Charts and diagrams as code
══════════

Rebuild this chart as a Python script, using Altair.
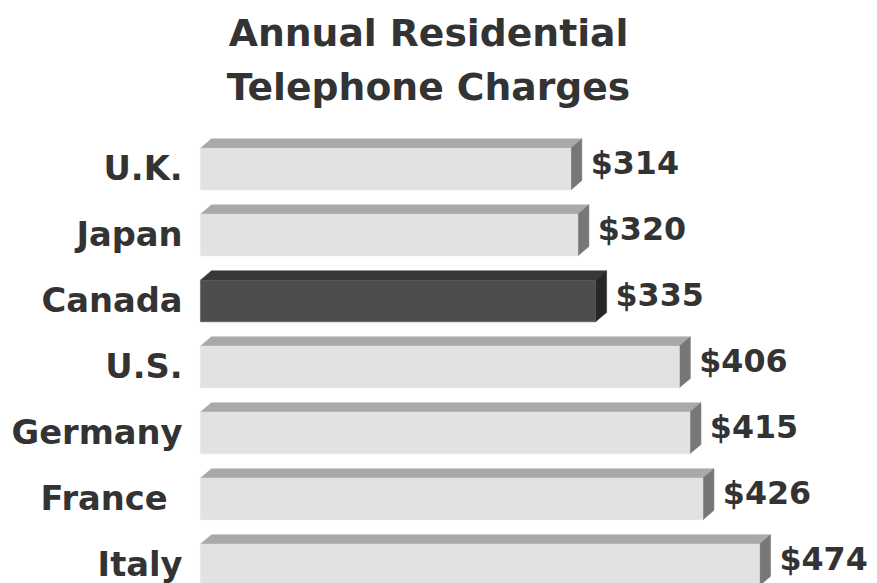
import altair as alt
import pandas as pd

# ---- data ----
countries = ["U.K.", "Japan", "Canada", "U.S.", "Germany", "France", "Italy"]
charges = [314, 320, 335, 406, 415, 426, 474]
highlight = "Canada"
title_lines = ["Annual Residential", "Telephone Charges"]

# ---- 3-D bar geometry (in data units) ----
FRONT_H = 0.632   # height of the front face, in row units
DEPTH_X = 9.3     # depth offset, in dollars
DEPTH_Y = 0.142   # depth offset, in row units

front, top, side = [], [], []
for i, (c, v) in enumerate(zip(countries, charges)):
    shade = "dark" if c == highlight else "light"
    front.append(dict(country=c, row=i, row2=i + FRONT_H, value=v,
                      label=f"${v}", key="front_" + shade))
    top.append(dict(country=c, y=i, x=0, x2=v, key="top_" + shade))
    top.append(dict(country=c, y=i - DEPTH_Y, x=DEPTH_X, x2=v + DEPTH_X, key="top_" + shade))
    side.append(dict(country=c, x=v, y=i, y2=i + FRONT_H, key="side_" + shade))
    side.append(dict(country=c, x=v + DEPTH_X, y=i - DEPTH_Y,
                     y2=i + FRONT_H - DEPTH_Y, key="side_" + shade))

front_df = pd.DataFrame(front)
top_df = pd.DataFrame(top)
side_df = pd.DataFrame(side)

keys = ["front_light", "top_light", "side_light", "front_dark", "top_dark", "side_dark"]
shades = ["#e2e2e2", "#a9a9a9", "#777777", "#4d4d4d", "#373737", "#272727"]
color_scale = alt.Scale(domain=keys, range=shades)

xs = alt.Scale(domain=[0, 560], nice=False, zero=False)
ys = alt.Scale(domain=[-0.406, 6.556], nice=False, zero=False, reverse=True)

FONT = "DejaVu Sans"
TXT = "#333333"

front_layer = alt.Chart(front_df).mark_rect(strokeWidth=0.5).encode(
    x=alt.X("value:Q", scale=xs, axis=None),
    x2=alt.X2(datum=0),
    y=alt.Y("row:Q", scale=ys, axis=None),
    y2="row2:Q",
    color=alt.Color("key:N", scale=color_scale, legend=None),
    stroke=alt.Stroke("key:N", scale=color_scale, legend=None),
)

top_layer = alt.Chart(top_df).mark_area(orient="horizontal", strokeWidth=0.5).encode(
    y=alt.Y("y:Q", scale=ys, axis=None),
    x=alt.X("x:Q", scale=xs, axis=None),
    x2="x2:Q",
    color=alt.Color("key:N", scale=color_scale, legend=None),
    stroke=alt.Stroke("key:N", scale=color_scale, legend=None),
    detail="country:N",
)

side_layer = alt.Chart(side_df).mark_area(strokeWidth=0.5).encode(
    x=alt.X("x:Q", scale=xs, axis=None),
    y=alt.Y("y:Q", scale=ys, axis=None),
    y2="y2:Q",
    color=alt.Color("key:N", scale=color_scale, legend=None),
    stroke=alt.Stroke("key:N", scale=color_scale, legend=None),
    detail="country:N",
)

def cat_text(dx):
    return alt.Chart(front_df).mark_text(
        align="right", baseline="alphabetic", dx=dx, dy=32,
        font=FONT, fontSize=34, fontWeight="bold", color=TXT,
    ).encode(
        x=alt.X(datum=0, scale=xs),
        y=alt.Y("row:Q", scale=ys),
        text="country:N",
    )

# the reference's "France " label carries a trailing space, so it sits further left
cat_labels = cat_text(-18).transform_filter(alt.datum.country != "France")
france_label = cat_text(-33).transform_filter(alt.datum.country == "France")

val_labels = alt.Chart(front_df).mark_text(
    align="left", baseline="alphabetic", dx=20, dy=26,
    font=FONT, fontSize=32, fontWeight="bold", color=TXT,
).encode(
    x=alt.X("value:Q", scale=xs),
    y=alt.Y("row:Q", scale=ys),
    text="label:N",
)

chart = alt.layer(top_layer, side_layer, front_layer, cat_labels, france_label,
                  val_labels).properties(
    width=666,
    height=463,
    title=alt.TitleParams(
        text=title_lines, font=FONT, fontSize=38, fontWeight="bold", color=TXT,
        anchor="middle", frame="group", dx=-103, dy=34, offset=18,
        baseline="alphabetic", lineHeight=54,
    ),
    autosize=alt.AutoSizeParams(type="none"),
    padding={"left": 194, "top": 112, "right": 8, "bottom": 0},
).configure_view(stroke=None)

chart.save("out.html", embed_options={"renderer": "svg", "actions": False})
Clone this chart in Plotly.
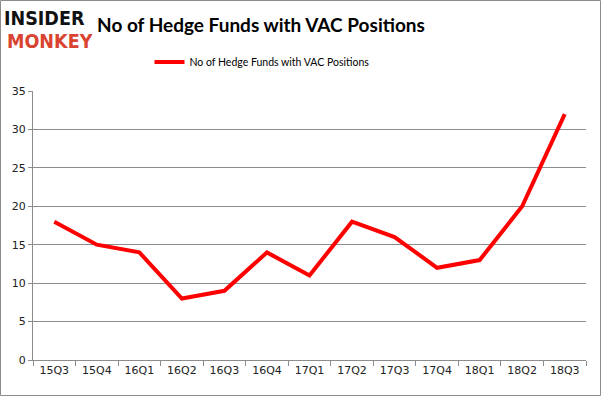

══════════

■ What is expected: Write out each entry exactly as given, but skip the pictures.

■ Answer for the task:
Rebuild this chart as a Python script, using Altair.
import altair as alt
import pandas as pd

# ---- data ----
countries = ["U.K.", "Japan", "Canada", "U.S.", "Germany", "France", "Italy"]
charges = [314, 320, 335, 406, 415, 426, 474]
highlight = "Canada"
title_lines = ["Annual Residential", "Telephone Charges"]

# ---- 3-D bar geometry (in data units) ----
FRONT_H = 0.632   # height of the front face, in row units
DEPTH_X = 9.3     # depth offset, in dollars
DEPTH_Y = 0.142   # depth offset, in row units

front, top, side = [], [], []
for i, (c, v) in enumerate(zip(countries, charges)):
    shade = "dark" if c == highlight else "light"
    front.append(dict(country=c, row=i, row2=i + FRONT_H, value=v,
                      label=f"${v}", key="front_" + shade))
    top.append(dict(country=c, y=i, x=0, x2=v, key="top_" + shade))
    top.append(dict(country=c, y=i - DEPTH_Y, x=DEPTH_X, x2=v + DEPTH_X, key="top_" + shade))
    side.append(dict(country=c, x=v, y=i, y2=i + FRONT_H, key="side_" + shade))
    side.append(dict(country=c, x=v + DEPTH_X, y=i - DEPTH_Y,
                     y2=i + FRONT_H - DEPTH_Y, key="side_" + shade))

front_df = pd.DataFrame(front)
top_df = pd.DataFrame(top)
side_df = pd.DataFrame(side)

keys = ["front_light", "top_light", "side_light", "front_dark", "top_dark", "side_dark"]
shades = ["#e2e2e2", "#a9a9a9", "#777777", "#4d4d4d", "#373737", "#272727"]
color_scale = alt.Scale(domain=keys, range=shades)

xs = alt.Scale(domain=[0, 560], nice=False, zero=False)
ys = alt.Scale(domain=[-0.406, 6.556], nice=False, zero=False, reverse=True)

FONT = "DejaVu Sans"
TXT = "#333333"

front_layer = alt.Chart(front_df).mark_rect(strokeWidth=0.5).encode(
    x=alt.X("value:Q", scale=xs, axis=None),
    x2=alt.X2(datum=0),
    y=alt.Y("row:Q", scale=ys, axis=None),
    y2="row2:Q",
    color=alt.Color("key:N", scale=color_scale, legend=None),
    stroke=alt.Stroke("key:N", scale=color_scale, legend=None),
)

top_layer = alt.Chart(top_df).mark_area(orient="horizontal", strokeWidth=0.5).encode(
    y=alt.Y("y:Q", scale=ys, axis=None),
    x=alt.X("x:Q", scale=xs, axis=None),
    x2="x2:Q",
    color=alt.Color("key:N", scale=color_scale, legend=None),
    stroke=alt.Stroke("key:N", scale=color_scale, legend=None),
    detail="country:N",
)

side_layer = alt.Chart(side_df).mark_area(strokeWidth=0.5).encode(
    x=alt.X("x:Q", scale=xs, axis=None),
    y=alt.Y("y:Q", scale=ys, axis=None),
    y2="y2:Q",
    color=alt.Color("key:N", scale=color_scale, legend=None),
    stroke=alt.Stroke("key:N", scale=color_scale, legend=None),
    detail="country:N",
)

def cat_text(dx):
    return alt.Chart(front_df).mark_text(
        align="right", baseline="alphabetic", dx=dx, dy=32,
        font=FONT, fontSize=34, fontWeight="bold", color=TXT,
    ).encode(
        x=alt.X(datum=0, scale=xs),
        y=alt.Y("row:Q", scale=ys),
        text="country:N",
    )

# the reference's "France " label carries a trailing space, so it sits further left
cat_labels = cat_text(-18).transform_filter(alt.datum.country != "France")
france_label = cat_text(-33).transform_filter(alt.datum.country == "France")

val_labels = alt.Chart(front_df).mark_text(
    align="left", baseline="alphabetic", dx=20, dy=26,
    font=FONT, fontSize=32, fontWeight="bold", color=TXT,
).encode(
    x=alt.X("value:Q", scale=xs),
    y=alt.Y("row:Q", scale=ys),
    text="label:N",
)

chart = alt.layer(top_layer, side_layer, front_layer, cat_labels, france_label,
                  val_labels).properties(
    width=666,
    height=463,
    title=alt.TitleParams(
        text=title_lines, font=FONT, fontSize=38, fontWeight="bold", color=TXT,
        anchor="middle", frame="group", dx=-103, dy=34, offset=18,
        baseline="alphabetic", lineHeight=54,
    ),
    autosize=alt.AutoSizeParams(type="none"),
    padding={"left": 194, "top": 112, "right": 8, "bottom": 0},
).configure_view(stroke=None)

chart.save("out.html", embed_options={"renderer": "svg", "actions": False})
Clone this chart in Plotly.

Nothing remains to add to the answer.